Specific power is a turbine's rated power divided by its rotor swept area, measured in watts per square meter (W/m2). It is the single most important metric for matching a turbine to a site's wind resource. Low specific power turbines (200-300 W/m2) have large rotors relative to their generator size, producing higher capacity factors at low-to-medium wind sites. High specific power turbines (350-450 W/m2) are designed for high-wind sites where the smaller rotor still reaches rated output frequently. Choosing the wrong specific power can reduce AEP by 10-20% compared to the optimal selection.

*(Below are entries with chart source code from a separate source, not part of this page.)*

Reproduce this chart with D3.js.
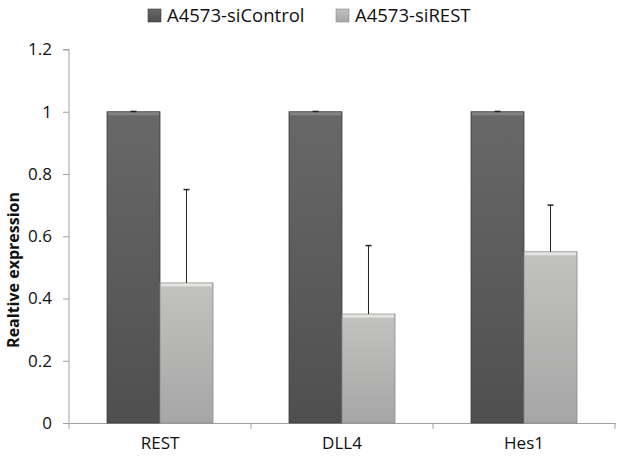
<!DOCTYPE html>
<html><head><meta charset="utf-8">
<script src="https://cdn.jsdelivr.net/npm/d3@7"></script>
<style>body{margin:0;background:#fff}svg{display:block}</style>
</head><body>
<script>
const categories = ["REST", "DLL4", "Hes1"];
const seriesNames = ["A4573-siControl", "A4573-siREST"];
const controlValues = [1, 1, 1];
const controlErrors = [0.001, 0.001, 0.001];
const restValues = [0.45, 0.35, 0.55];
const restErrors = [0.30, 0.22, 0.15];
const yTicks = [0, 0.2, 0.4, 0.6, 0.8, 1, 1.2];

(function () {
const W = 624, H = 461;
const svg = d3.select("body").append("svg").attr("width", W).attr("height", H);
const defs = svg.append("defs");
function grad(id, c1, c2) {
  const g = defs.append("linearGradient").attr("id", id).attr("x1", 0).attr("y1", 0).attr("x2", 0).attr("y2", 1);
  g.append("stop").attr("offset", 0).attr("stop-color", c1);
  g.append("stop").attr("offset", 1).attr("stop-color", c2);
}
grad("gDark", "#686868", "#4f4f4f");
grad("gLight", "#c2c2c0", "#a6a6a6");

const pl = 69, pr = 615, pt = 49.5, pb = 423;
const y = d3.scaleLinear().domain([0, 1.2]).range([pb, pt]);
const x0 = d3.scaleBand().domain(categories).range([pl, pr]).paddingInner(0).paddingOuter(0);
const inner = d3.scaleBand().domain(seriesNames).range([0, x0.bandwidth()]).paddingInner(0).paddingOuter(0.717);

const font = "'Open Sans', 'Liberation Sans', sans-serif";

// y axis
const yAxis = d3.axisLeft(y).tickValues(yTicks).tickSize(6).tickFormat(d => String(+d.toFixed(1)));
const gy = svg.append("g").attr("transform", `translate(${pl},0)`).call(yAxis);
gy.select(".domain").attr("stroke", "#a0a0a0").attr("d", `M-6,${pt}H0V${pb}`);
gy.selectAll(".tick line").attr("stroke", "#a0a0a0");
gy.selectAll(".tick text").attr("font-family", font).attr("font-size", 17).attr("fill", "#111").attr("x", -17);

// x axis
const xAxis = d3.axisBottom(x0).tickSize(0).tickPadding(14);
const gx = svg.append("g").attr("transform", `translate(0,${pb})`).call(xAxis);
gx.select(".domain").attr("stroke", "#a0a0a0");
gx.selectAll(".tick text").attr("font-family", font).attr("font-size", 17).attr("fill", "#111");
const bounds = [pl].concat(categories.map(c => x0(c) + x0.bandwidth()));
gx.selectAll(".sep").data(bounds).enter().append("line")
  .attr("x1", d => d).attr("x2", d => d).attr("y1", 0).attr("y2", 6).attr("stroke", "#a0a0a0");

// bars
const series = [
  {name: seriesNames[0], vals: controlValues, errs: controlErrors, fill: "url(#gDark)", edge: "#3e3e3e", hi: "#8a8a8a"},
  {name: seriesNames[1], vals: restValues, errs: restErrors, fill: "url(#gLight)", edge: "#8a8a8a", hi: "#ececea"}
];
series.forEach(s => {
  const g = svg.append("g");
  categories.forEach((c, i) => {
    const bx = x0(c) + inner(s.name), bw = inner.bandwidth();
    const by = y(s.vals[i]);
    g.append("rect").attr("x", bx).attr("y", by).attr("width", bw).attr("height", pb - by)
      .attr("fill", s.fill).attr("stroke", s.edge).attr("stroke-width", 0.8);
    g.append("rect").attr("x", bx + 1).attr("y", by + 0.5).attr("width", bw - 2).attr("height", 3)
      .attr("fill", s.hi).attr("opacity", 0.8);
    const cx = bx + bw / 2, ty = y(s.vals[i] + s.errs[i]);
    g.append("line").attr("x1", cx).attr("x2", cx).attr("y1", by).attr("y2", ty).attr("stroke", "#222").attr("stroke-width", 1);
    g.append("line").attr("x1", cx - 3).attr("x2", cx + 3).attr("y1", ty).attr("y2", ty).attr("stroke", "#222").attr("stroke-width", 1.5);
  });
});

// y label
svg.append("text").attr("transform", `translate(19,270) rotate(-90)`)
  .attr("text-anchor", "middle").attr("font-family", font).attr("font-weight", "bold").attr("font-size", 16)
  .attr("fill", "#111").text("Realtive expression");

// legend
const legX = [148, 336];
const legFill = ["url(#gDark)", "url(#gLight)"];
const legEdge = ["#3e3e3e", "#8a8a8a"];
seriesNames.forEach((n, i) => {
  svg.append("rect").attr("x", legX[i]).attr("y", 9).attr("width", 13).attr("height", 13)
    .attr("fill", legFill[i]).attr("stroke", legEdge[i]).attr("stroke-width", 0.6);
  svg.append("text").attr("x", legX[i] + 19).attr("y", 22).attr("font-family", font).attr("font-size", 18.5)
    .attr("fill", "#111").text(n);
});
})();
</script>
</body></html>
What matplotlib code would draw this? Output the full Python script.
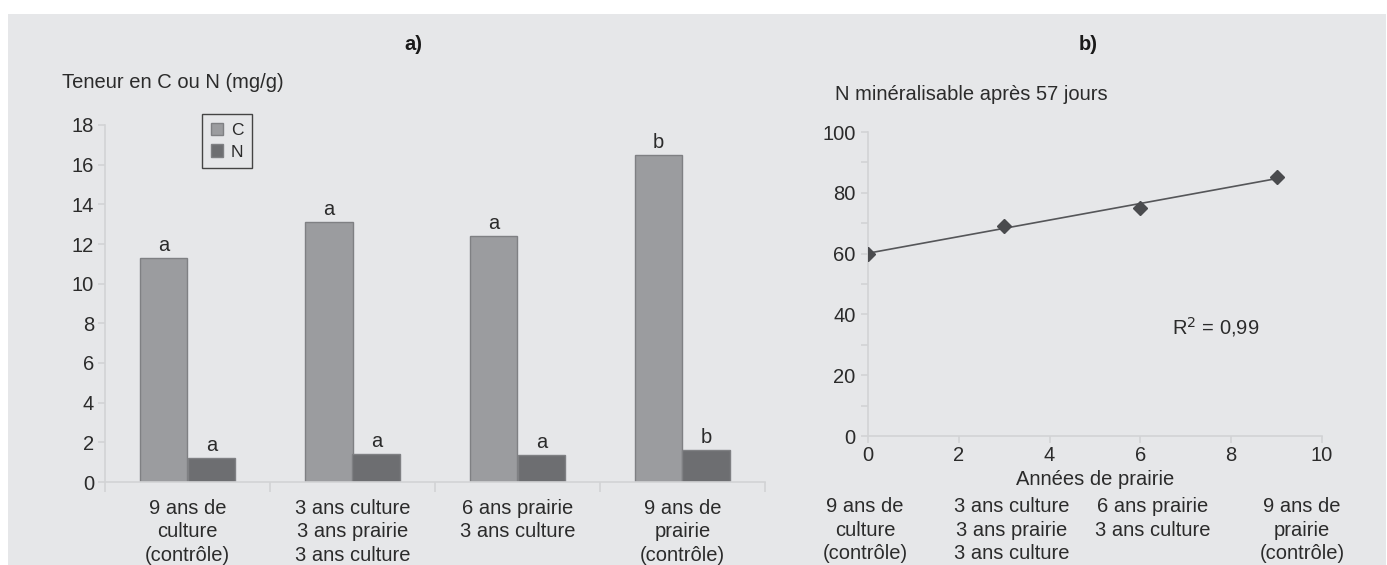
import matplotlib
matplotlib.use("Agg")
import matplotlib.pyplot as plt
import numpy as np
from matplotlib.patches import Rectangle, Patch

plt.rcParams['font.family'] = ['Liberation Sans', 'DejaVu Sans']

# ---- Data ----
categories = ["9 ans de\nculture\n(contrôle)",
              "3 ans culture\n3 ans prairie\n3 ans culture",
              "6 ans prairie\n3 ans culture",
              "9 ans de\nprairie\n(contrôle)"]
C_values = [11.3, 13.1, 12.4, 16.5]
N_values = [1.2, 1.4, 1.35, 1.6]
C_letters = ["a", "a", "a", "b"]
N_letters = ["a", "a", "a", "b"]

years_prairie = [0, 3, 6, 9]
N_mineral = [60.0, 69.2, 75.1, 85.3]
r2_text = "R$^2$ = 0,99"

W, H = 1387, 565
BG = "#e6e7e9"
C_COL = "#9b9c9f"
N_COL = "#6d6e71"
EDGE = "#7f8083"
AX_COL = "#d2d3d5"
TXT = "#2b2b2b"
FS = 14.5
LS = 1.3

fig = plt.figure(figsize=(W / 100, H / 100), dpi=100)
fig.patch.set_facecolor("white")
fig.patches.append(Rectangle((8 / W, 0), (W - 9) / W, (H - 14) / H,
                             transform=fig.transFigure, facecolor=BG,
                             edgecolor="none", zorder=-10))

def px_axes(l, t, r, b):
    return fig.add_axes([l / W, 1 - b / H, (r - l) / W, (b - t) / H])

def style(ax):
    ax.set_facecolor("none")
    for s in ["top", "right"]:
        ax.spines[s].set_visible(False)
    for s in ["left", "bottom"]:
        ax.spines[s].set_color(AX_COL)
        ax.spines[s].set_linewidth(1.2)
    ax.tick_params(which="both", colors=AX_COL, labelcolor=TXT,
                   labelsize=FS, width=1.2)

# ---- Panel a ----
axa = px_axes(105, 125, 765, 482)
style(axa)
x = np.arange(len(categories)) + 0.5
bw = 0.29
axa.bar(x - bw / 2, C_values, bw, color=C_COL, edgecolor=EDGE, linewidth=1.0, label="C")
axa.bar(x + bw / 2, N_values, bw, color=N_COL, edgecolor=EDGE, linewidth=1.0, label="N")
for xi, v, l in zip(x - bw / 2, C_values, C_letters):
    axa.annotate(l, (xi, v), xytext=(0, 2), textcoords="offset points",
                 ha="center", va="bottom", fontsize=FS, color=TXT)
for xi, v, l in zip(x + bw / 2, N_values, N_letters):
    axa.annotate(l, (xi, v), xytext=(0, 2), textcoords="offset points",
                 ha="center", va="bottom", fontsize=FS, color=TXT)
axa.set_xlim(0, len(categories))
axa.set_ylim(0, 18)
axa.set_yticks(np.arange(0, 19, 2))
axa.tick_params(axis="y", length=5, pad=3)
axa.set_xticks(np.arange(0, len(categories) + 1))
axa.set_xticklabels([])
axa.tick_params(axis="x", which="major", length=7)
axa.set_xticks(x, minor=True)
axa.set_xticklabels(categories, minor=True, linespacing=LS)
axa.tick_params(axis="x", which="minor", length=0, pad=12, labelsize=FS)

leg = axa.legend(handles=[Patch(facecolor=C_COL, edgecolor=EDGE, label="C"),
                          Patch(facecolor=N_COL, edgecolor=EDGE, label="N")],
                 loc="upper left", bbox_to_anchor=(202 / W, 1 - 114 / H),
                 bbox_transform=fig.transFigure, borderaxespad=0,
                 fontsize=12.5, handlelength=0.7, handleheight=0.7,
                 handletextpad=0.45, labelspacing=0.38, borderpad=0.5,
                 fancybox=False, framealpha=1, facecolor=BG, edgecolor="#444444")
leg.get_frame().set_linewidth(1.0)
for t in leg.get_texts():
    t.set_color(TXT)

fig.text(413 / W, 1 - 45 / H, "a)", ha="center", va="center",
         fontsize=FS, fontweight="bold", color="#1a1a1a")
fig.text(62 / W, 1 - 82 / H, "Teneur en C ou N (mg/g)", ha="left", va="center",
         fontsize=FS, color=TXT)

# ---- Panel b ----
axb = px_axes(868, 132, 1322, 436)
style(axb)
axb.plot(years_prairie, N_mineral, linestyle="none", marker="D", markersize=7,
         color="#4a4b4e", zorder=3)
coef = np.polyfit(years_prairie, N_mineral, 1)
xfit = np.array([min(years_prairie), max(years_prairie)])
axb.plot(xfit, np.polyval(coef, xfit), color="#555659", linewidth=1.2, zorder=2)
axb.set_xlim(0, 10)
axb.set_ylim(0, 100)
axb.set_xticks(np.arange(0, 11, 2))
axb.set_yticks(np.arange(0, 101, 20))
axb.set_yticks(np.arange(0, 101, 10), minor=True)
axb.tick_params(axis="both", which="both", length=5)
axb.tick_params(axis="y", pad=4)
axb.tick_params(axis="x", pad=2)
axb.set_xlabel("Années de prairie", fontsize=FS, color=TXT, labelpad=4)
axb.text(6.7, 36, r2_text, fontsize=FS, color=TXT, ha="left", va="center")

fig.text(1088 / W, 1 - 45 / H, "b)", ha="center", va="center",
         fontsize=FS, fontweight="bold", color="#1a1a1a")
fig.text(835 / W, 1 - 94 / H, "N minéralisable après 57 jours", ha="left",
         va="center", fontsize=FS, color=TXT)

b_label_x = [865, 1012, 1153, 1302]
for px, lab in zip(b_label_x, categories):
    fig.text(px / W, 1 - 497 / H, lab, ha="center", va="top", fontsize=FS,
             color=TXT, linespacing=LS)

fig.savefig("out.png", dpi=100)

Most modern onshore turbines have specific power in the 250-350 W/m2 range.
The power law is the most commonly used equation for estimating wind speed at one height based on a measurement at another height: V2 = V1 times (H2/H1) raised to the power alpha, where V1 is the known wind speed at height H1, V2 is the estimated speed at height H2, and alpha is the shear exponent. For example, with a shear exponent of 0.2, a wind speed of 7 m/s at 50m extrapolates to approximately 8.05 m/s at 100m. The shear exponent varies with surface roughness, atmospheric stability, and time of day. The logarithmic law is an alternative that explicitly accounts for roughness length and is considered more physically rigorous in the surface layer.
When a wind turbine extracts kinetic energy from the wind, the air downstream moves slower and is more turbulent — this is the wake. Turbines located behind others in the prevailing wind direction receive this degraded airflow, producing less energy and experiencing higher fatigue loads. Wake losses typically reduce total wind farm output by 5-15% compared to the sum of what each turbine would produce in isolation. The magnitude depends on turbine spacing (measured in rotor diameters), wind farm layout, wind direction distribution, and atmospheric stability. Larger modern rotors have made wake management more important, and computational wake models (Jensen, Fuga, Gaussian) are used during layout optimization.